### Exercise requirements:
Each line below that contains "matplotlib" counts once; report the total and nothing more.

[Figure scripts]
-----
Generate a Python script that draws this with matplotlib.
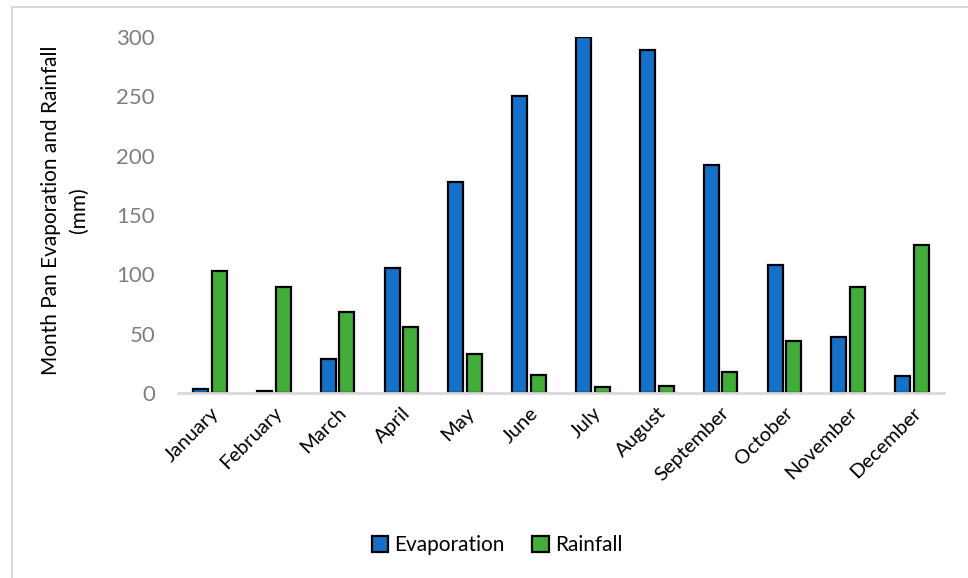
import numpy as np
import matplotlib
matplotlib.use("Agg")
from matplotlib import pyplot as plt
from matplotlib.patches import Rectangle

plt.rcParams['font.family'] = ['Lato', 'DejaVu Sans']

months = ["January", "February", "March", "April", "May", "June",
          "July", "August", "September", "October", "November", "December"]
evaporation = [3, 2, 29, 105, 178, 250, 300, 289, 192, 108, 47, 14]
rainfall = [103, 89, 68, 56, 33, 15, 5, 6, 18, 44, 89, 125]
yticks = [0, 50, 100, 150, 200, 250, 300]

blue = '#1770c8'
green = '#43ad3a'

fig = plt.figure(figsize=(9.68, 5.78), dpi=100)
# light frame round the chart area
fig.patches.append(Rectangle((12/968, -0.1), 1.2, 1 - 7/578 + 0.1,
                             transform=fig.transFigure, fill=False,
                             edgecolor='#d9d9d9', linewidth=1.5))

ax = fig.add_axes([178/968, 1 - 393/578, (944 - 178)/968, (393 - 37)/578])

x = np.arange(len(months))
w = 0.235
off = 0.146
ax.bar(x - off, evaporation, w, color=blue, edgecolor='black', linewidth=1.6,
       label='Evaporation', zorder=3)
ax.bar(x + off, rainfall, w, color=green, edgecolor='black', linewidth=1.6,
       label='Rainfall', zorder=3)

ax.set_xlim(-0.5, len(months) - 0.5)
ax.set_ylim(0, 300)
ax.set_yticks(yticks)
ax.set_yticklabels([str(v) for v in yticks], color='#7f7f7f', fontsize=16)
ax.set_xticks(x)
ax.set_xticklabels(months, rotation=45, ha='right', rotation_mode='anchor',
                   fontsize=14.5)
ax.tick_params(axis='both', length=0)
ax.tick_params(axis='y', pad=16.5)
ax.tick_params(axis='x', pad=8)

for s in ['top', 'right', 'left']:
    ax.spines[s].set_visible(False)
ax.spines['bottom'].set_color('#d9d9d9')
ax.spines['bottom'].set_linewidth(2)
ax.spines['bottom'].set_zorder(4)

fig.text(65/968, 1 - 210/578, "Month Pan Evaporation and Rainfall\n(mm)",
         rotation=90, ha='center', va='center', fontsize=15,
         multialignment='center', linespacing=1.45)

fig.legend(loc='center', bbox_to_anchor=(497/968, 1 - 545/578), ncol=2,
           frameon=False, fontsize=15, handlelength=0.8, handleheight=0.8,
           handletextpad=0.3, columnspacing=1.3)

fig.savefig('out.png', dpi=100)
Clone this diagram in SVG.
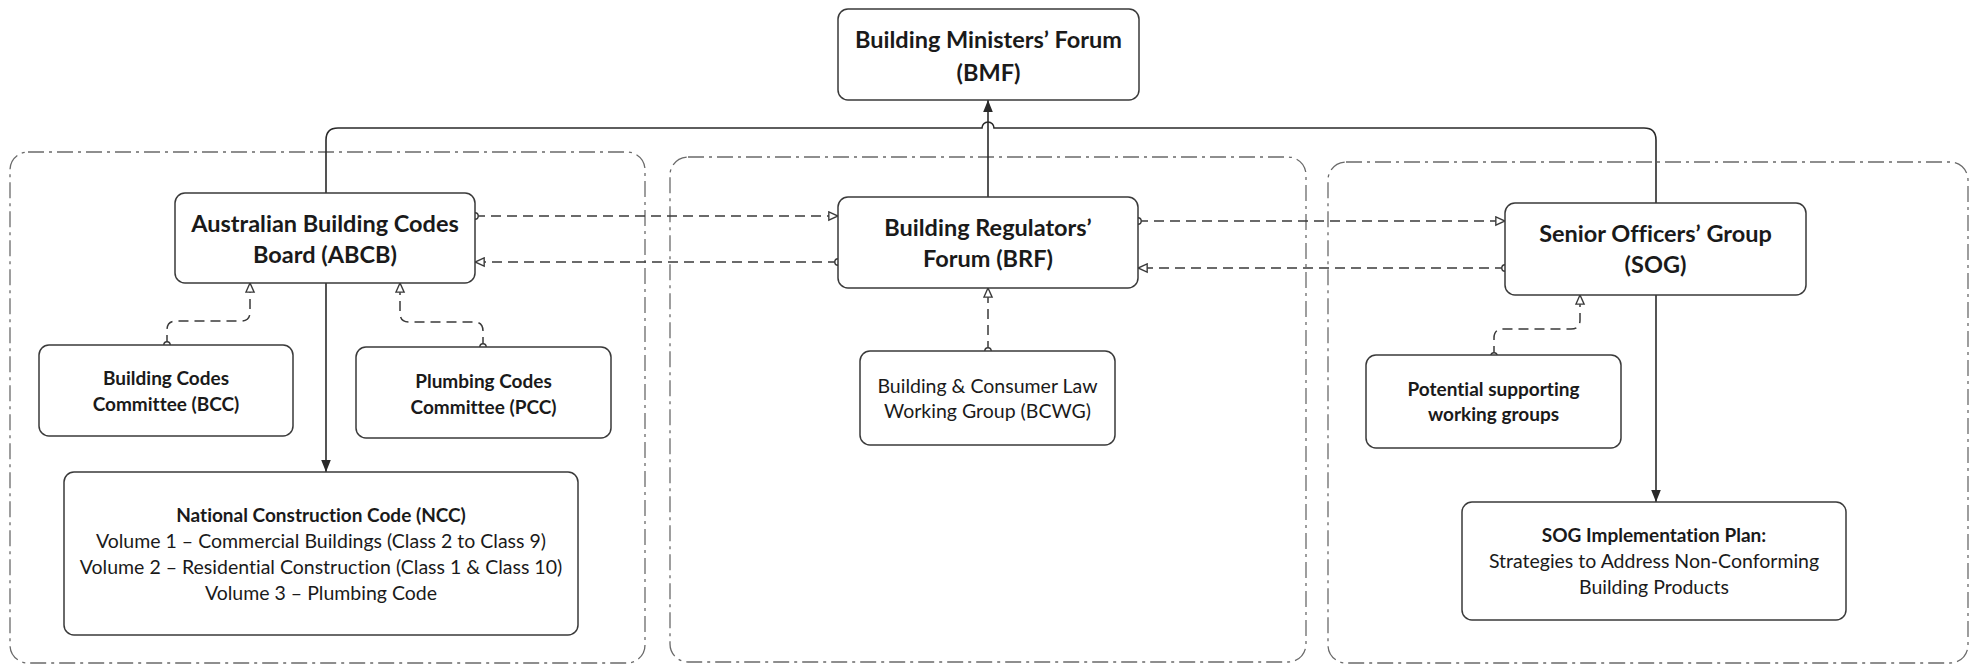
-----
### Completed task:
5